Of course, green is the predominate color of most shrubs but have you ever considered the different leaf textures that are available? They can be shiny or fuzzy, feathery or prickly. Some shrubs bear decorative fruit. Look at the plant tags to find shrubs with interesting features. One great design trick is to combine your shrubs with annuals and perennials of differing shades of gray or different leaf shapes.
For the best design, something should always be attractive in a bed year-round, whether it’s bulbs in early spring, flowering shrubs and annuals in summer, gorgeous fall color, or colorful or picturesque stems in winter.
Where can you get some ideas? Take a relaxing walk around your neighborhood, see what appeals to you and take notes. Ask yourself what it is about the landscapes you like and why they appeal to you.
Planning the Landscape Bed
Plan your project with a rough drawing.

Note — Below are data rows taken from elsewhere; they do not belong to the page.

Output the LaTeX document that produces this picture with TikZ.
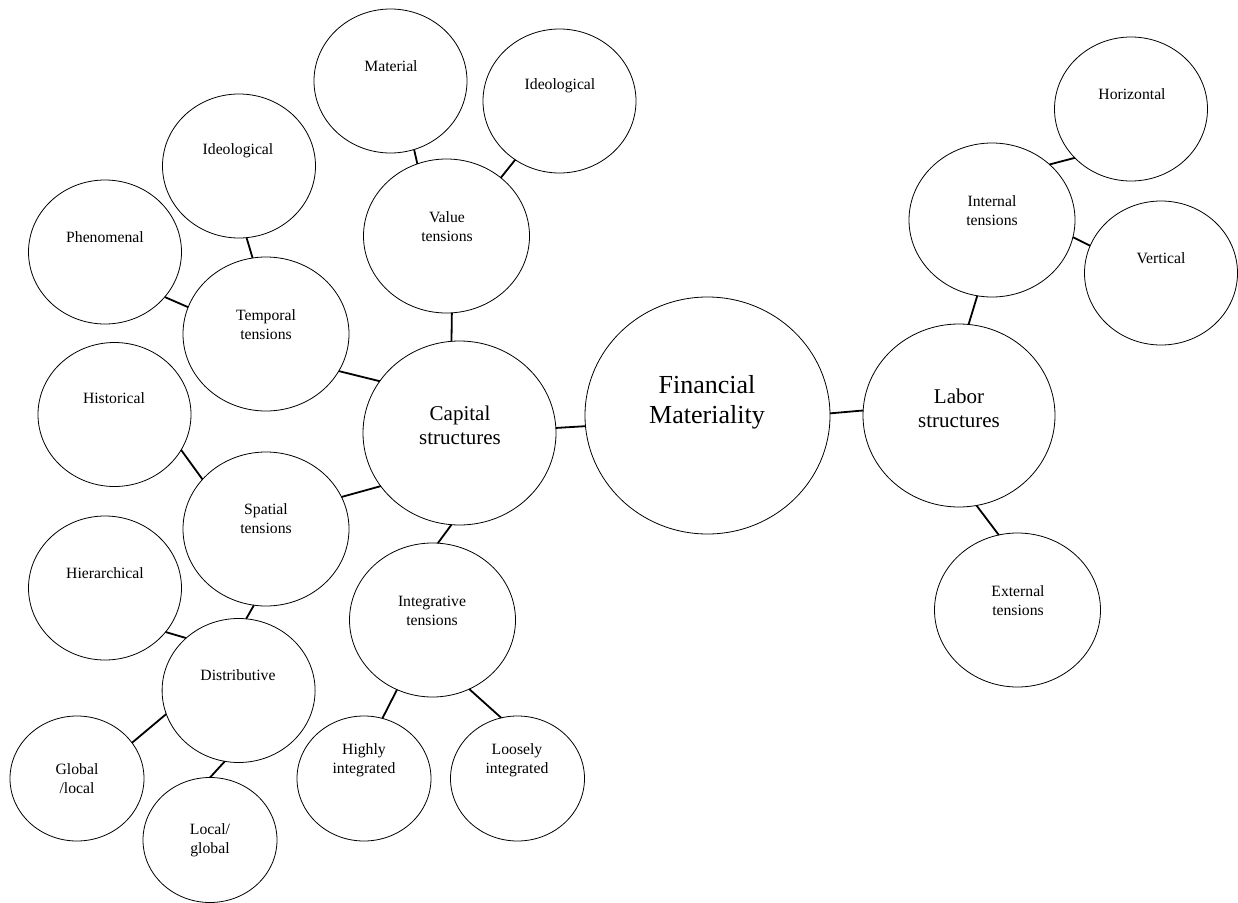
\documentclass[tikz,border=0pt]{standalone}
\usepackage{fontspec}
\setmainfont{Liberation Serif}
\usetikzlibrary{shapes.geometric}
\tikzset{
  bub/.style 2 args={ellipse, draw, line width=0.8bp, inner sep=0pt, outer sep=0pt,
    minimum width=#1, minimum height=#2},
  small/.style={bub={153bp}{144bp}},
  medium/.style={bub={166bp}{154bp}},
  tiny/.style={bub={134bp}{125bp}},
  lbl/.style={align=center, inner sep=0pt, font=\fontsize{15.7bp}{19bp}\selectfont},
  midlbl/.style={align=center, inner sep=0pt, font=\fontsize{21bp}{24bp}\selectfont},
  biglbl/.style={align=center, inner sep=0pt, font=\fontsize{26bp}{30bp}\selectfont},
  link/.style={line width=1.8bp}
}
\begin{document}
\begin{tikzpicture}[x=1bp,y=1bp]
\fill[white] (0,0) rectangle (1238,-903);
\useasboundingbox (0,0) rectangle (1238,-903);

% central bubbles
\node[bub={245bp}{237bp}] (fin) at (707.5,-415.5) {};
\node[biglbl] (fin-t) at (707,-402) {Financial\\Materiality};
\node[bub={193bp}{184bp}] (cap) at (459.5,-433) {};
\node[midlbl] (cap-t) at (460,-425) {Capital\\structures};
\node[bub={192bp}{183bp}] (lab) at (959,-415.5) {};
\node[midlbl] (lab-t) at (959,-408) {Labor\\structures};

% capital branch
\node[medium] (val) at (446.5,-236) {};
\node[lbl] (val-t) at (447,-226.5) {Value\\tensions};
\node[small] (mat) at (390.5,-81) {};
\node[lbl] (mat-t) at (391,-66) {Material};
\node[small] (ideoT) at (559.5,-101) {};
\node[lbl] (ideoT-t) at (560,-86) {Ideological};

\node[medium] (temp) at (266,-334) {};
\node[lbl] (temp-t) at (266,-324.5) {Temporal\\tensions};
\node[small] (ideoL) at (239,-166) {};
\node[lbl] (ideoL-t) at (238,-151) {Ideological};
\node[small] (phen) at (105,-252) {};
\node[lbl] (phen-t) at (105,-237) {Phenomenal};

\node[medium] (spat) at (266,-529) {};
\node[lbl] (spat-t) at (266,-518.5) {Spatial\\tensions};
\node[small] (hist) at (114.5,-414.5) {};
\node[lbl] (hist-t) at (114,-398) {Historical};
\node[small] (hier) at (105,-588) {};
\node[lbl] (hier-t) at (105,-573) {Hierarchical};
\node[small] (dist) at (238.6,-690.5) {};
\node[lbl] (dist-t) at (238,-675) {Distributive};
\node[tiny] (glob) at (77,-778.5) {};
\node[lbl] (glob-t) at (77,-778.5) {Global\\/local};
\node[tiny] (locg) at (210,-840) {};
\node[lbl] (locg-t) at (210,-840.5) {Local/\\global};

\node[medium] (integ) at (432.5,-620) {};
\node[lbl] (integ-t) at (432,-610.5) {Integrative\\tensions};
\node[tiny] (high) at (364,-778.5) {};
\node[lbl] (high-t) at (364,-760.5) {Highly\\integrated};
\node[tiny] (loose) at (517.5,-778.5) {};
\node[lbl] (loose-t) at (517,-760.5) {Loosely\\integrated};

% labor branch
\node[medium] (intl) at (992,-220) {};
\node[lbl] (intl-t) at (992,-210.5) {Internal\\tensions};
\node[small] (horz) at (1131,-109) {};
\node[lbl] (horz-t) at (1132,-94) {Horizontal};
\node[small] (vert) at (1161,-273) {};
\node[lbl] (vert-t) at (1161,-258) {Vertical};
\node[medium] (ext) at (1017.5,-610) {};
\node[lbl] (ext-t) at (1018,-601) {External\\tensions};

% connectors
\draw[link] (mat.-71) -- (val.112);
\draw[link] (ideoT.-127) -- (val.47);
\draw[link] (val.-86) -- (cap.95);
\draw[link] (ideoL.-84) -- (temp.100);
\draw[link] (phen.-37.5) -- (temp.161);
\draw[link] (temp.-27) -- (cap.147);
\draw[link] (hist.-28.4) -- (spat.142);
\draw[link] (spat.23) -- (cap.214);
\draw[link] (spat.-99.6) -- (dist.84);
\draw[link] (hier.-36.3) -- (dist.135);
\draw[link] (dist.198.4) -- (glob.33.8);
\draw[link] (dist.-101.2) -- (locg.90.4);
\draw[link] (cap.-95.3) -- (integ.86.7);
\draw[link] (integ.-117.9) -- (high.73.7);
\draw[link] (integ.-62.4) -- (loose.105.6);
\draw[link] (cap.3.6) -- (fin.185.5);
\draw[link] (fin.1.6) -- (lab.177.9);
\draw[link] (lab.84.4) -- (intl.-101);
\draw[link] (intl.44.5) -- (horz.-139.5);
\draw[link] (intl.-12.9) -- (vert.159.1);
\draw[link] (lab.-79.5) -- (ext.104.2);
\end{tikzpicture}
\end{document}
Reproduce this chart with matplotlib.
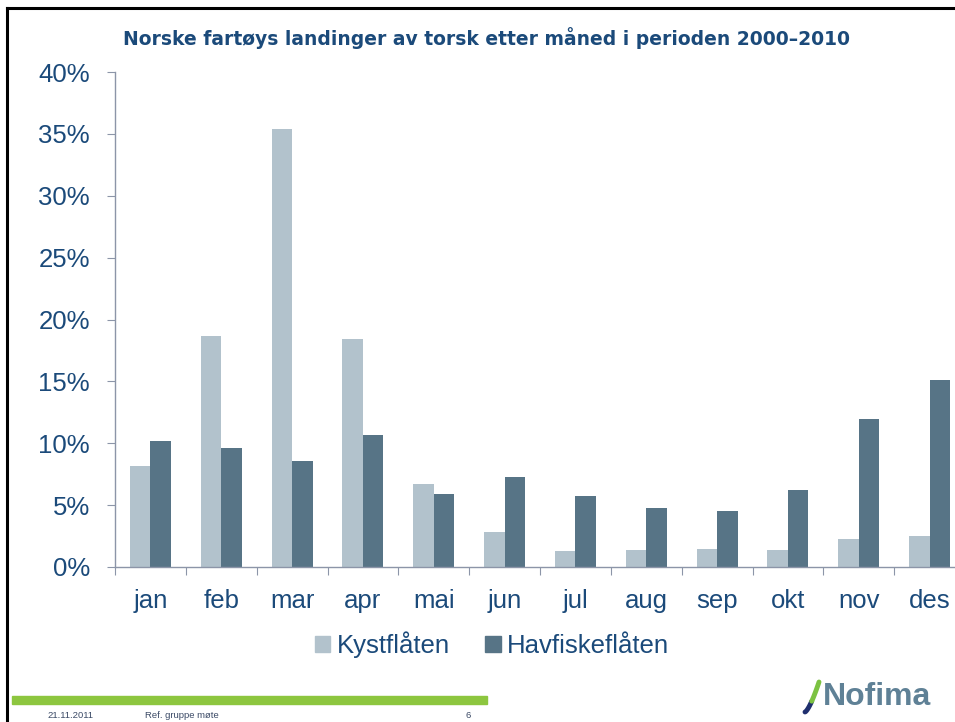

First, measure the area of the new bed. Your initial rough drawing should indicate other considerations such as wind direction, sun exposure and whether you need to hide anything, such as downspouts or power connections. Use a bubble-style drawing (instead of precise shapes, draw larger circles or bubbles that indicate the eventual size of the shrub and where it will overlap other plants) to outline the rough areas for the various plants.
Planting the Shrub Bed
Once you’ve planned your shrub bed and purchased the plants, you’ll want to set the plants out in the locations you’ve selected for them. Then, move them around to see if there’s a better combination than what you had on paper. Always remember that the shrubs will grow! Once you’re satisfied with the look, proceed to plant and finish off your design with edging to frame the garden bed. Finally, watch your new landscape bed grow.